Mardinli Süryani aile 32 farklı baharat, hurma ve bademle yaptıkları çöreklerle hem geçimlerini sağlıyor hem de 2 bin yıllık Süryani çöreği geleneğini yaşatıyor.
Mardin'e yerleştikten sonra eşiyle Süryani çöreği yapmaya karar verdiklerini anlatan Edip Balcı, "Eşim çöreği evde çok güzel yapardı. Mardin'de de bu çörek geleneğini yaşatmak için girişimde bulunduk. Çünkü unutulmaya yüz tutmuş bir çörek idi. İçine hurmasını koyması, üstünü bademle süsledikten sonra pişirip o çıkan 32 farklı baharat kokusuyla birleşmesiyle Mardin’i buram buran çörek kokusu sarmaya başladı. Çöreğimiz Mardin’de çok güzel bir yer edindi. Bugün gelen her turistimizin her gelen ziyaretçimizin ister yerli ister yabancı, özelikle kokuyla birleşmesinden dükkanımızı ziyaret etmeleri bizi onurlandırıyor" dedi.

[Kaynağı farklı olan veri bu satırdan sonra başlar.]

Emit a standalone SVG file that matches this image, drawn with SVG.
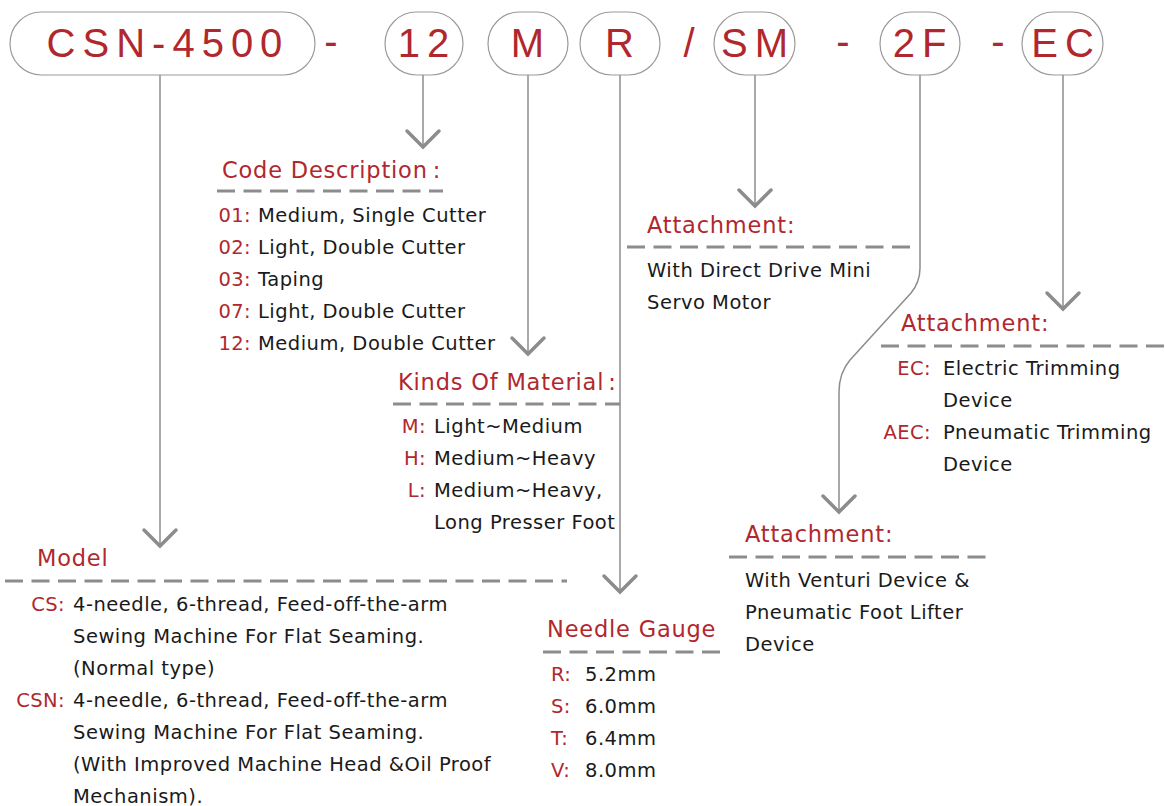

Süryani çöreğinin yeni evlenecekler için yapılan nişan törenlerinde gelin ve damat aileleri arasında bir imza vazifesi niteliği taşıdığını anlatan Balcı, "Süryani çöreği hikayesi aslında milattan öncesine dayanır. Nuh'un gemisinde eşinin yapmış olduğu çörekle başlar. Çöreğimiz bir nişan çöreği adı altında başlar. İlk başlarda nişanlarda iki taraf arasında, yani gelinin ve damadın aileleri arasında antlaşma adına ekmek ikiye bölünürdü. Ekmeğin ikiye bölünmesi şahitler huzurunda yapılmasından dolayı ve bu geçerlilik sağlardı. Süryani cemaatinde, her nişan yapılacağı zaman çöreksiz bir nişan adımı atılmamaktadır. Çörek, halen günümüzde bir imza niteliği taşımaktadır" diye konuştu.